Sudan court sentences officer to death for killing protester


 A Sudanese court sentenced to death on Monday a paramilitary officer charged with killing a demonstrator during a deadly breakup of a protest camp in the capital, Khartoum, two years ago.

The court ruled that the officer, Youssef Mohieldin al-Fiky, a major with the paramilitary Rapid Support Forces, rammed a protester with his car as security forces were dispersing a sit-in outside the military headquarters in June 2019.

The protester, Hanafy Abdel-Shakour, was one of over 120 people killed during the brutal crackdown on demonstrators in Khartoum and elsewhere in Sudan that June. It followed two months after the military ousted then-President Omar al-Bashir amid a public uprising against his nearly three-decade autocratic rule.

Al-Fiky rammed his car into 22-year-old Abdel-Shakour, in Omdurman, a city adjacent to Khartoum, according to the state-run SUNA news agency. The report said the trial had started more than a year later, in July 2020, in Khartoum’s Judicial and Legal Science Institute. Judges held 26 hearings before their ruling on Monday. The verdict can be appealed before a higher court.

According to videos distributed on social media, dozens of people outside the courthouse cheered the court ruling. Abdel-Shakour’s family were also seen hugging each other and praying.

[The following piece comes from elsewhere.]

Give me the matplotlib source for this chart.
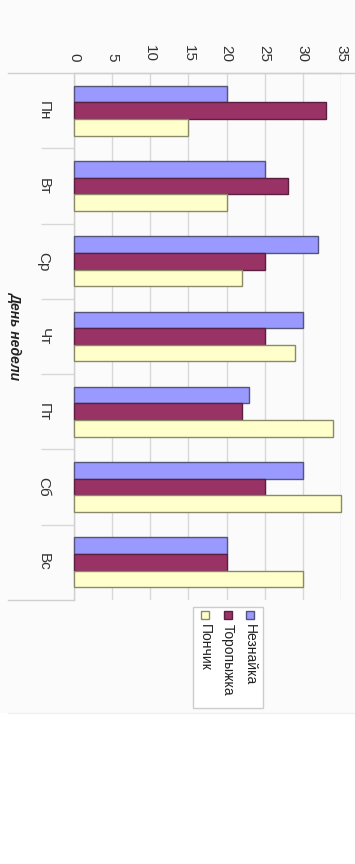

Since al-Bashir’s ouster, Sudan has since been on a fragile path to democracy and is ruled by a joint military-civilian government.

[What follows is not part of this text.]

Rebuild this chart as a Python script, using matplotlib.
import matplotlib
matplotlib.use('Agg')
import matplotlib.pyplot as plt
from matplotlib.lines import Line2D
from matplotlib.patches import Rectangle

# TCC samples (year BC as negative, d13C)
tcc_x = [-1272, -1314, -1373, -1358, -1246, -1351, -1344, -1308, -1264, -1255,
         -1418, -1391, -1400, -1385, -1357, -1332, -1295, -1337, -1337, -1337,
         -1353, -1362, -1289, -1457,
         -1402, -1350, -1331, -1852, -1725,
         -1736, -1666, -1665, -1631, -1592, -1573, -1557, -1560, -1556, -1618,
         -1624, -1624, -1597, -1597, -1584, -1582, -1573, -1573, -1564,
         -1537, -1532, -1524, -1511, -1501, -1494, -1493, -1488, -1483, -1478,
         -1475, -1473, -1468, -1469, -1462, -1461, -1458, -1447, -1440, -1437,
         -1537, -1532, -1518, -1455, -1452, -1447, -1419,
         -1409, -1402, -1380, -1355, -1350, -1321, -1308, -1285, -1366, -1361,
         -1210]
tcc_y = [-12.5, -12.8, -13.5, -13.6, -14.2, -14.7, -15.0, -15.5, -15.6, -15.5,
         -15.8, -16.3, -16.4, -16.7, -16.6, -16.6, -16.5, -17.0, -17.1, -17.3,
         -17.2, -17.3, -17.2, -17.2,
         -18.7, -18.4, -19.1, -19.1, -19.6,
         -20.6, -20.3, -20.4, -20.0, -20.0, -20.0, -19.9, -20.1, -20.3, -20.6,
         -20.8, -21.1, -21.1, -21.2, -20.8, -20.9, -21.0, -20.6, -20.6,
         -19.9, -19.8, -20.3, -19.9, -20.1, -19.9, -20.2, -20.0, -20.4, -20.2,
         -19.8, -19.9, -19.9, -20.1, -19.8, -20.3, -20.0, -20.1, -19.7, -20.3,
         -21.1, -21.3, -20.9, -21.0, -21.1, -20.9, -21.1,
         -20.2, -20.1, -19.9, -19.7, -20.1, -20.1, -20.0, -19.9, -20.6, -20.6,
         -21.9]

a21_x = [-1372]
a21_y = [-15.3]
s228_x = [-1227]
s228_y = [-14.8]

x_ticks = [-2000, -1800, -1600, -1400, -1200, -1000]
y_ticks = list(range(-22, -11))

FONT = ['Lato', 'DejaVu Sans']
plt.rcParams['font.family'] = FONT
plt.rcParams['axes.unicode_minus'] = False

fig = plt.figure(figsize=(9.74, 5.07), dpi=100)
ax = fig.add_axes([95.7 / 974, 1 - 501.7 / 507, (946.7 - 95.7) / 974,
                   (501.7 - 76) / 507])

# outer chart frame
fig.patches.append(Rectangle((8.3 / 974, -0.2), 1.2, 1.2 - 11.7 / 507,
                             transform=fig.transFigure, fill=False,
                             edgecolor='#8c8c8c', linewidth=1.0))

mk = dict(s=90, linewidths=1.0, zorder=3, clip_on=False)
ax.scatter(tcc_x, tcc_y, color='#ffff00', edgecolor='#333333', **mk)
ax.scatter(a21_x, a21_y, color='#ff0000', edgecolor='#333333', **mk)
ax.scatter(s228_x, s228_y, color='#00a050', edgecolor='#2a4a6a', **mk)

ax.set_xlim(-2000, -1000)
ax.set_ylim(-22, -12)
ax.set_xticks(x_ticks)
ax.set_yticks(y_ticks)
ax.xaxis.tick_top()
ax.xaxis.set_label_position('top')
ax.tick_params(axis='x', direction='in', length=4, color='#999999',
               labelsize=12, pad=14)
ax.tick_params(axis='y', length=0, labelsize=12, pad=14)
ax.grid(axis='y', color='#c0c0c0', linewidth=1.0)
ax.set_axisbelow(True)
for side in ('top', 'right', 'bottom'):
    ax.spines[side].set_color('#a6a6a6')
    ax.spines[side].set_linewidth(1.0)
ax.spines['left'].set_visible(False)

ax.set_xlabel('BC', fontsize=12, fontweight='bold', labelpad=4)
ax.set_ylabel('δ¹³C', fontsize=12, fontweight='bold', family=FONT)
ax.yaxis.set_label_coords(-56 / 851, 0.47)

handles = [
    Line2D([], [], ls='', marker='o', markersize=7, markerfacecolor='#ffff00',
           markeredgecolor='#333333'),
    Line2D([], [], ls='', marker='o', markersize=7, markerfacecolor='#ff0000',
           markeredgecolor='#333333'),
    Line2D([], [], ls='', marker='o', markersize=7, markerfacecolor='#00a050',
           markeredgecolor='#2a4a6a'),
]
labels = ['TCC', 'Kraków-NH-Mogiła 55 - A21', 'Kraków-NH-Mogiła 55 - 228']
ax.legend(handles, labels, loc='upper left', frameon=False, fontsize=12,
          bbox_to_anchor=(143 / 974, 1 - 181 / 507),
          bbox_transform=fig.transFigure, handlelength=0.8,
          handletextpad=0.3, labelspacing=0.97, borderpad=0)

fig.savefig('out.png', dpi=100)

Monday’s ruling was the first of its kind. The 2019 breakup of the sit-in camp was a turning point in what had until then been relations between the military and the protesters.

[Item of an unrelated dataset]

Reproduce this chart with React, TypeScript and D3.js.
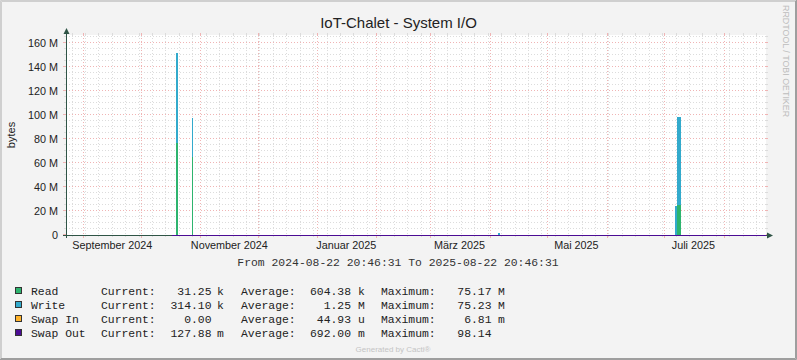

Protesters had called for an international probe into the breakup, but an African Union-brokered agreement in August 2019 between the generals and the protesters said a local commission would investigate. The panel, however, repeatedly missed its deadlines for reporting, angering the victims’ families and protest groups.

Protesters accused the paramilitary force of leading the crackdown. The force grew out of the notorious janjaweed militias implicated in the Darfur conflict and is now part of the military.

A military-backed prosecutor said in 2019 that eight officers, including a major general, were charged with crimes against humanity in the crackdown. But there has been no word since of any being tried or detained.